Speaking at the debate, Signe Ratso, Director at the European Commission's DG Trade department, argued that boosting trade links creates jobs, estimating that “36 million jobs directly depend on trade.” She stressed that trade is becoming increasingly important to the EU and “in 2015, 90% of world growth will be outside of Europe, of which one third will be realised in China”.
Martin Thelle, the Director of Copenhagen Economics, argued that the implementation of Free Trade Agreements (FTAs) would result in a significant increase in exports. Pawel Zalewski MEP (EPP Group, Poland), Vice-Chairman of the European Parliament’s Committee on International Trade, argued in favour of keeping trade and development policy separate, “these are different instruments”.
UK Conservative MEP Syed Kamall argued said that the EU’s trade policy would ideally operate on a multilateral basis, but conceded that in the absence of such agreements, “we should put a heavy emphasis on bilaterals” instead. He stressed that the EU should oppose the “anti-business agenda” of trade deals which include environmental or development policies, as “we end up with everything but trade”.
Open Europe’s Pieter Cleppe is quoted on Polish financial newssite Inwestycje.pl which reported on the event as saying, “sometimes EU measures designed to protect the environment amount to protectionism through the back door.”
Open Europe Events Inwestycje.pl
At a conference in Riga yesterday, the UK’s Europe Minister David Lidington stated that: “we reject the idea that there ought to be some sort of artificial pause in the pursuit of EU enlargement following Croatia’s accession”.
The Telegraph reports that the UK Government has released its shortlist of candidates to replace Sir Nicholas Bratza, the UK’s current representative at the European Court of Human Rights in Strasbourg. Open Europe are quoted arguing in favour of greater democratic scrutiny of candidates by Parliament.
In an interview with La Repubblica, the leader of Italy’s main centre-left party, Pier Luigi Bersani, does not rule out a second mandate for Italian Prime Minister Mario Monti, noting, “What really matters is the creation of a political majority. The level of technical competence of governments is not the main issue.”

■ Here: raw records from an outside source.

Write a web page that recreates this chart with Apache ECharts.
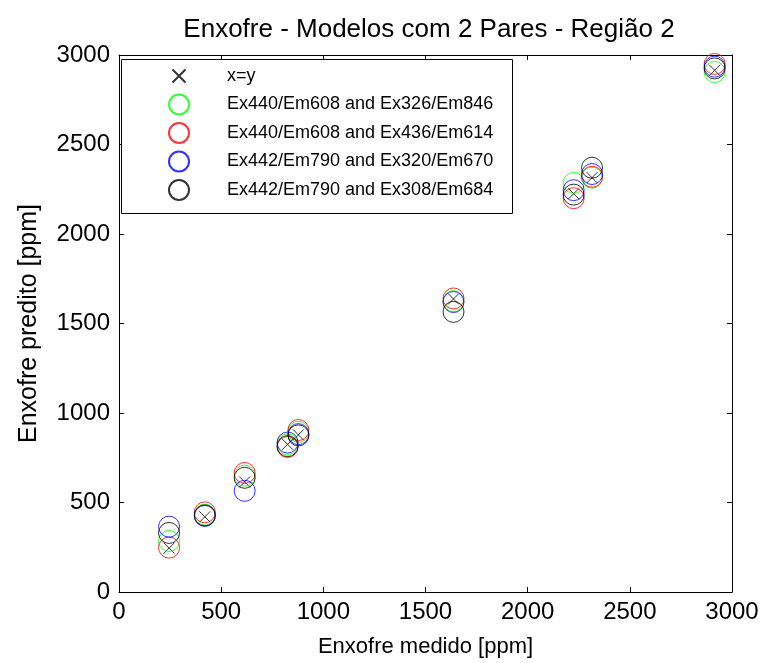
<!DOCTYPE html>
<html>
<head>
<meta charset="utf-8">
<script src="https://cdn.jsdelivr.net/npm/echarts@6/dist/echarts.min.js"></script>
<style>
  html, body { margin: 0; padding: 0; background: #fff; }
  #chart { width: 763px; height: 663px; }
</style>
</head>
<body>
<div id="chart"></div>
<script>
// Measured sulfur content (ppm) of the samples
const measured = [245, 420, 615, 825, 878, 1637, 2225, 2315, 2915];

// Predicted sulfur content (ppm) for each pair of excitation/emission models
const predGreen = [285, 432, 650, 825, 895, 1625, 2285, 2315, 2905];
const predRed   = [248, 445, 665, 810, 905, 1640, 2200, 2320, 2950];
const predBlue  = [365, 425, 565, 835, 882, 1620, 2245, 2335, 2935];
const predBlack = [330, 428, 638, 815, 875, 1565, 2220, 2370, 2925];

const seriesNames = [
  'x=y',
  'Ex440/Em608 and Ex326/Em846',
  'Ex440/Em608 and Ex436/Em614',
  'Ex442/Em790 and Ex320/Em670',
  'Ex442/Em790 and Ex308/Em684'
];
const seriesColors = ['#000000', '#00ff00', '#ff0000', '#0000ff', '#000000'];

const axisMin = 0, axisMax = 3000, axisStep = 500;

const FONT = 'Liberation Sans';

function pairs(xs, ys) { return xs.map((x, i) => [x, ys[i]]); }

// cross marker; the legend version carries extra move-to points as margin
const crossPath = 'path://M0,0L10,10M10,0L0,10';
const crossLegendIcon = 'path://M-1.25,-2.7M0,0L10,10M10,0L0,10M11.25,12.7';

const chart = echarts.init(document.getElementById('chart'), null, { renderer: 'canvas' });

const baseAxis = {
  type: 'value',
  min: axisMin,
  max: axisMax,
  interval: axisStep,
  axisLine: { show: true, onZero: false, lineStyle: { color: '#000', width: 1 } },
  axisTick: { show: true, inside: true, length: 5, lineStyle: { color: '#000', width: 1 } },
  splitLine: { show: false },
  axisLabel: { show: false }
};

const labelStyle = {
  show: true, color: '#000', fontFamily: FONT, fontSize: 24,
  formatter: v => String(v)
};

const circleSeries = [predGreen, predRed, predBlue, predBlack].map((ys, k) => ({
  name: seriesNames[k + 1],
  type: 'scatter',
  xAxisIndex: 0,
  yAxisIndex: 0,
  symbol: 'circle',
  symbolSize: 21,
  itemStyle: { color: 'rgba(0,0,0,0)', borderColor: seriesColors[k + 1], borderWidth: 1 },
  emphasis: { disabled: true },
  data: pairs(measured, ys)
}));

chart.setOption({
  animation: false,
  backgroundColor: '#fff',
  title: {
    text: 'Enxofre - Modelos com 2 Pares - Região 2',
    left: 424,
    textAlign: 'center',
    top: 12,
    textStyle: { color: '#000', fontFamily: FONT, fontSize: 26, fontWeight: 'normal' }
  },
  grid: { left: 119, right: 31, top: 55, bottom: 71, containLabel: false },
  xAxis: [
    Object.assign({}, baseAxis, {
      position: 'bottom',
      name: 'Enxofre medido [ppm]',
      nameLocation: 'middle',
      nameGap: 44,
      nameTextStyle: { color: '#000', fontFamily: FONT, fontSize: 22 },
      axisLabel: Object.assign({}, labelStyle, { margin: 8 })
    }),
    Object.assign({}, baseAxis, { position: 'top' })
  ],
  yAxis: [
    Object.assign({}, baseAxis, {
      position: 'left',
      name: 'Enxofre predito [ppm]',
      nameLocation: 'middle',
      nameGap: 77,
      nameTextStyle: { color: '#000', fontFamily: FONT, fontSize: 25 },
      axisLabel: Object.assign({}, labelStyle, { margin: 9 })
    }),
    Object.assign({}, baseAxis, { position: 'right' })
  ],
  legend: {
    orient: 'vertical',
    left: 168,
    top: 65,
    padding: 0,
    itemWidth: 20,
    itemHeight: 20,
    itemGap: 6.5,
    z: 5,
    data: [{ name: seriesNames[0], icon: crossLegendIcon }].concat(seriesNames.slice(1)),
    textStyle: { color: '#000', fontFamily: FONT, fontSize: 18, lineHeight: 20, padding: [0, 0, 0, 33] }
  },
  graphic: [{
    type: 'rect',
    z: 4,
    shape: { x: 121.5, y: 59.5, width: 391, height: 154 },
    style: { fill: '#fff', stroke: '#000', lineWidth: 1 }
  }],
  series: [{
    name: seriesNames[0],
    type: 'scatter',
    xAxisIndex: 0,
    yAxisIndex: 0,
    symbol: crossPath,
    symbolSize: 11,
    itemStyle: { color: 'rgba(0,0,0,0)', borderColor: '#000', borderWidth: 1 },
    emphasis: { disabled: true },
    data: pairs(measured, measured)
  }].concat(circleSeries)
});
</script>
</body>
</html>
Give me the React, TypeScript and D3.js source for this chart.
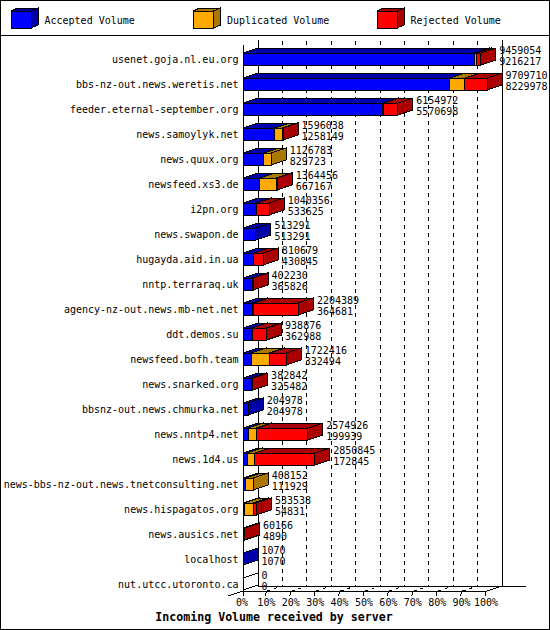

EUobserver reports that Martin Schulz, the President of the European Parliament has argued that the only way for the institution to gain a higher profile and more influence is through confrontation with national governments.
The European Commission has selected food industry lobbyist, Mella Frewen, to join the management board of the European Food Safety Agency, potentially leading to a conflict of interest.
China has blocked its firms from buying planes made by European manufacturer Airbus in a row over the EU’s Emissions Trading Scheme, which imposes a levy on Chinese air carriers.